With Avanea, active insured persons can freely choose the proportion of the desired lump-sum withdrawal and retirement pension when they reach retirement age.

Many pension funds apply different conversion rates (so-called split conversion rate) for the BVG portion of the retirement assets (currently 6.8%) and a greatly reduced rate for the non-mandatory portion (sometimes below 5%).

Avanea uses a uniform conversion rate (so-called enveloping conversion rate) and therefore does not differentiate between mandatory BVG capital and extra-mandatory capital (current conversion rate in 2024 at age 65 is 6.1%).

As a rule, around 50-70% of the total pension capital is mandatory BVG capital. This leads to a higher retirement pension if the overall conversion rate is applied.

If an insured person has made tax-privileged purchases with Avanea for missing contribution years, these will be refunded to the surviving dependants in addition to any pensions in the event of death.

If the deceased insured person was a single parent, Avanea pays a care pension of the same amount in addition to the orphan’s pension.

The Federal Disability Insurance Act (IVG) only provides for a partial pension of 25% in the event of partial disability from 40% of the degree of disability.
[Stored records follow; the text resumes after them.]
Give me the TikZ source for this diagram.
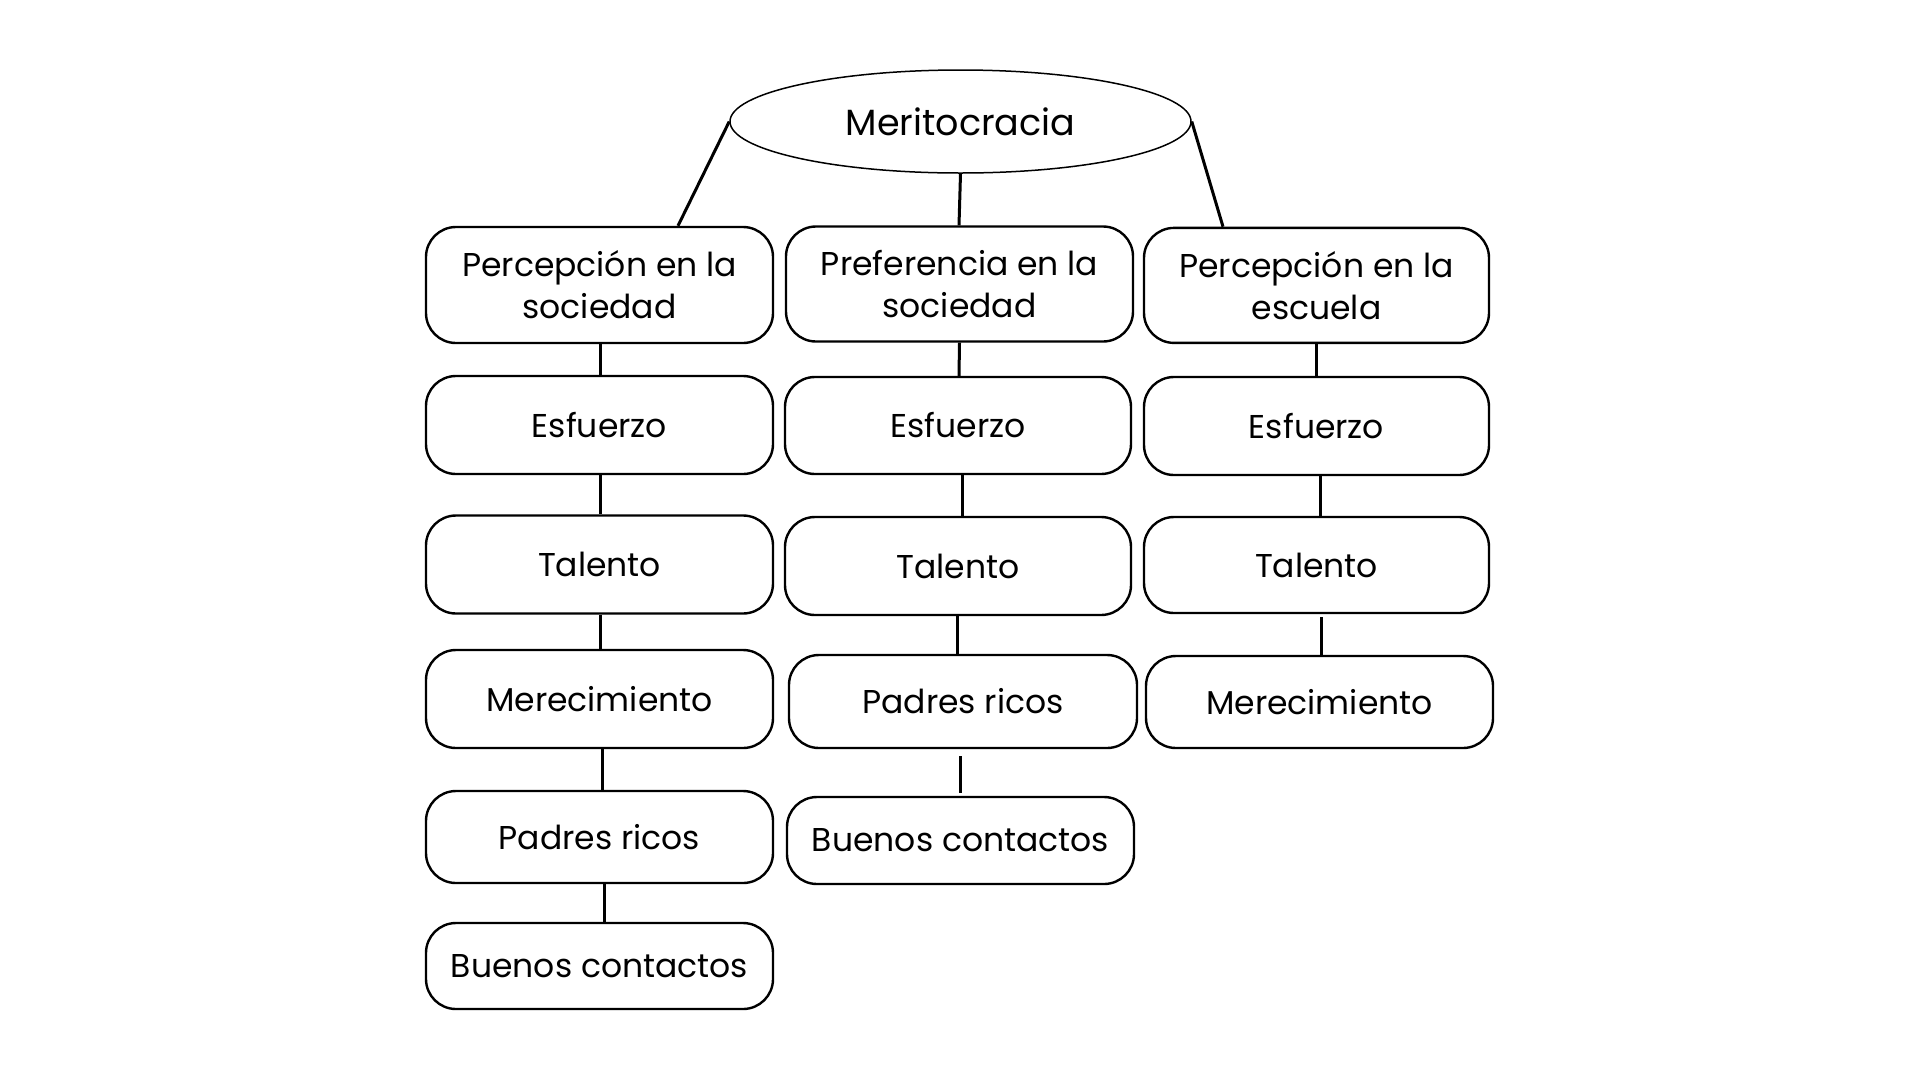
\documentclass[tikz,border=0pt]{standalone}
\usepackage{fontspec}
\setmainfont{Poppins}
\usetikzlibrary{shapes.geometric}
\begin{document}
\begin{tikzpicture}[x=1pt,y=-1pt,
  box/.style={draw=black, line width=2.4pt, rounded corners=30pt, align=center,
    inner sep=0pt, font=\fontsize{33}{42}\selectfont},
  link/.style={draw=black, line width=3pt},
  oval/.style={draw=black, ellipse, line width=1.5pt, inner sep=0pt,
    font=\fontsize{36.5}{46}\selectfont}]
\useasboundingbox[fill=white] (0,0) rectangle (1920,1080);

\node[oval, minimum width=461pt, minimum height=103pt] (top) at (960.5,121.5) {Meritocracia};

% Column 1
\node[box, minimum width=347pt, minimum height=116pt] (a1) at (599.5,285) {Percepción en la\\sociedad};
\node[box, minimum width=347pt, minimum height=98pt] (a2) at (599.5,425) {Esfuerzo};
\node[box, minimum width=347pt, minimum height=98pt] (a3) at (599.5,564.5) {Talento};
\node[box, minimum width=347pt, minimum height=98pt] (a4) at (599.5,699) {Merecimiento};
\node[box, minimum width=347pt, minimum height=92pt] (a5) at (599.5,837) {Padres ricos};
\node[box, minimum width=347pt, minimum height=86pt] (a6) at (599.5,966) {Buenos contactos};

% Column 2
\node[box, minimum width=347pt, minimum height=115pt] (b1) at (959.5,284) {Preferencia en la\\sociedad};
\node[box, minimum width=346pt, minimum height=97pt] (b2) at (958,425.5) {Esfuerzo};
\node[box, minimum width=346pt, minimum height=98pt] (b3) at (958,566) {Talento};
\node[box, minimum width=348pt, minimum height=93pt] (b4) at (963,701.5) {Padres ricos};
\node[box, minimum width=347pt, minimum height=87pt] (b5) at (960.5,840.5) {Buenos contactos};

% Column 3
\node[box, minimum width=345pt, minimum height=115pt] (c1) at (1316.5,285.4) {Percepción en la\\escuela};
\node[box, minimum width=345pt, minimum height=98pt] (c2) at (1316.5,426) {Esfuerzo};
\node[box, minimum width=345pt, minimum height=96pt] (c3) at (1316.5,565) {Talento};
\node[box, minimum width=347pt, minimum height=92pt] (c4) at (1319.5,702) {Merecimiento};

% Links from top
\draw[link] (top.west) -- ([xshift=78.5pt]a1.north);
\draw[link] (top.south) -- ([xshift=-0.5pt]b1.north);
\draw[link] (top.east) -- ([xshift=-93.5pt]c1.north);

% Column 1 links
\draw[link] ([xshift=0.5pt]a1.south) -- ([xshift=0.5pt]a2.north);
\draw[link] ([xshift=0.5pt]a2.south) -- ([xshift=0.5pt]a3.north);
\draw[link] ([xshift=0.5pt]a3.south) -- ([xshift=0.5pt]a4.north);
\draw[link] ([xshift=2.5pt]a4.south) -- ([xshift=2.5pt]a5.north);
\draw[link] ([xshift=4.5pt]a5.south) -- ([xshift=4.5pt]a6.north);

% Column 2 links
\draw[link] (b1.south) -- ([xshift=1pt]b2.north);
\draw[link] ([xshift=4.5pt]b2.south) -- ([xshift=4.5pt]b3.north);
\draw[link] ([xshift=-0.5pt]b3.south) -- ([xshift=-5.5pt]b4.north);
\draw[link, shorten <=7pt, shorten >=3pt] ([xshift=-3pt]b4.south) -- ([xshift=-0.5pt]b5.north);

% Column 3 links
\draw[link] ([xshift=-0.5pt]c1.south) -- ([xshift=-0.5pt]c2.north);
\draw[link] ([xshift=3.5pt]c2.south) -- ([xshift=3.5pt]c3.north);
\draw[link, shorten <=3pt] ([xshift=4.5pt]c3.south) -- ([xshift=1.5pt]c4.north);
\end{tikzpicture}
\end{document}
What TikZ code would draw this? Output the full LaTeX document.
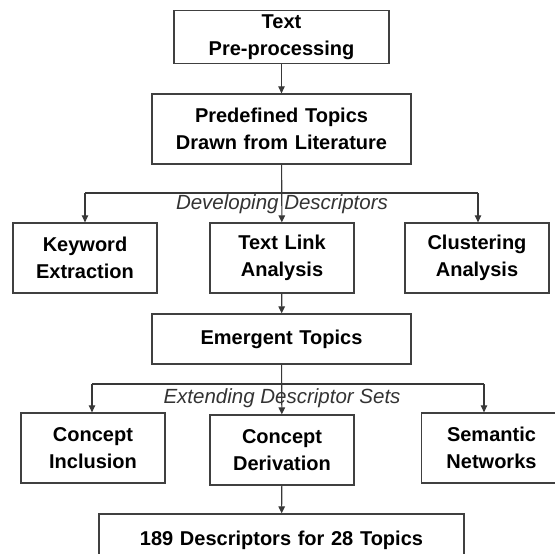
\documentclass[tikz,border=0pt]{standalone}
\usepackage{fontspec}
\setmainfont{Liberation Sans}
\usetikzlibrary{arrows.meta}

\tikzset{
	stage/.style={draw=black!75, line width=1.3pt, align=center, inner sep=2pt,
		font=\bfseries\fontsize{20}{27}\selectfont, minimum height=70pt, text width=#1},
	stage/.default=140pt,
	link/.style={draw=black!78, line width=1.1pt},
	arr/.style={link, -{Triangle[length=7pt,width=6.5pt]}},
	branch/.style={font=\itshape\fontsize{20.5}{24}\selectfont, text=black!80, inner sep=0pt}
}

\begin{document}
\begin{tikzpicture}[x=1pt,y=-1pt]
	\useasboundingbox (0,0) rectangle (555,554);

	\node[stage=211pt, minimum height=53pt] (prep) at (281.5,37) {Text\\Pre-processing};
	\node[stage=255pt] (lit) at (281.5,129) {Predefined Topics\\Drawn from Literature};

	\node[stage] (kw) at (85,258) {Keyword\\Extraction};
	\node[stage] (tla) at (282,258) {Text Link\\Analysis};
	\node[stage] (clu) at (477,258) {Clustering\\Analysis};

	\node[stage=255pt, minimum height=50pt] (emg) at (281.5,339) {Emergent Topics};

	\node[stage] (inc) at (93,448) {Concept\\Inclusion};
	\node[stage] (der) at (282,450) {Concept\\Derivation};
	\node[stage=136pt] (sem) at (491.5,448) {Semantic\\Networks};

	\node[stage=361pt, minimum height=52pt] (res) at (281.5,540) {189 Descriptors for 28 Topics};

	% developing descriptors
	\coordinate (devL) at (85,193);
	\coordinate (devR) at (478,193);
	\draw[arr] (prep) -- (lit);
	\draw[link] (devL) -- (devR);
	\draw[arr] (devL) -- (devL |- kw.north);
	\draw[arr] (devR) -- (devR |- clu.north);
	\draw[arr] (lit) -- (tla);
	\node[branch] (devlabel) at (282,204) {Developing Descriptors};

	% extending descriptor sets
	\coordinate (extL) at (92,384);
	\coordinate (extR) at (484,384);
	\draw[arr] (tla) -- (emg);
	\draw[link] (extL) -- (extR);
	\draw[arr] (extL) -- (extL |- inc.north);
	\draw[arr] (extR) -- (extR |- sem.north);
	\draw[arr] (emg) -- (der);
	\node[branch] (extlabel) at (282,398) {Extending Descriptor Sets};

	\draw[arr] (der) -- (res);
\end{tikzpicture}
\end{document}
Many pension funds and pension schemes follow this logic and only grant a disability pension for partial disability from 40% of the degree of disability

Avanea grants disability pensions from an IV degree of 25% and increases them in line with the degree of disability.

Example assumption: Employee, monthly salary CHF 6,000 before disability, now awarded partial disability 33%, insured disability pension 2nd pillar (with 100% degree of disability) CHF 1,742.50

According to IVG logic: continued salary CHF 4,000, IV pension from 1st pillar
CHF 0, from 2nd pillar CHF 0

Avanea: continuing salary CHF 4,000, IV pension from 1st pillar CHF 0, from 2nd pillar Avanea CHF 580.85

A death not only leaves an emotional gap for the deceased, but usually also a financial one for funeral costs and the like. Avanea takes this into account and offers an additional lump-sum death benefit of CHF 10,000 for all insured persons, without a cost surcharge.

If a person opts for a retirement pension on retirement, the conversion rate on ordinary retirement is 6.1% of the enveloping capital. In the event of death after retirement, the surviving spouse receives 60% of this as a spouse’s retirement pension.

As the expenses for the surviving partner sometimes do not necessarily decrease in the event of death – for example, rental costs remain the same – Avanea Pensionskasse has taken this into account and introduced the 90/90 pension model as of January 1, 2024.

The insured person can opt for the 90/90 pension model before the first pension is paid out, provided this does not fall below the BVG minimum benefits. In this case, the calculated retirement pension is reduced by 10%. In contrast, the spouse’s prospective retirement pension is increased to 100%. In the event of death, the spouse thus receives a spouse’s retirement pension that is the same as the retirement pension.

Example: Man, married, retirement assets at retirement age CHF 300,000. Age at retirement 65 years

Traditional: CHF 300,000 x conversion rate of 6.1% results in a retirement pension of
CHF 18,300.00 and a prospective spouse’s retirement pension of CHF 10,980.00

Model 90/90: CHF 300,000 x conversion rate of 6.1% x 90% results in a retirement pension of CHF 16,470.00 and a constant reversionary spouse’s retirement pension of CHF 16,470.00

A new option for voluntary insurance (external membership) has been created. This enables the insured person, for example in the event of unemployment, maternity or a sabbatical, to continue the insurance for a maximum of two years. The insured person has the choice of continuing to insure only the risks of death and disability (without savings contributions) or also building up retirement provision (with savings contributions). The previous AHV salary will continue to be insured unchanged. Irrespective of this, the retirement assets will continue to accrue interest. The administration costs have been set at CHF 150.00 per year.

Retirement is now possible in a maximum of 5 steps. A maximum of 3 lump-sum withdrawals are possible. In the case of partial retirement, the benefit entitlement corresponds to the extent of the salary reduction.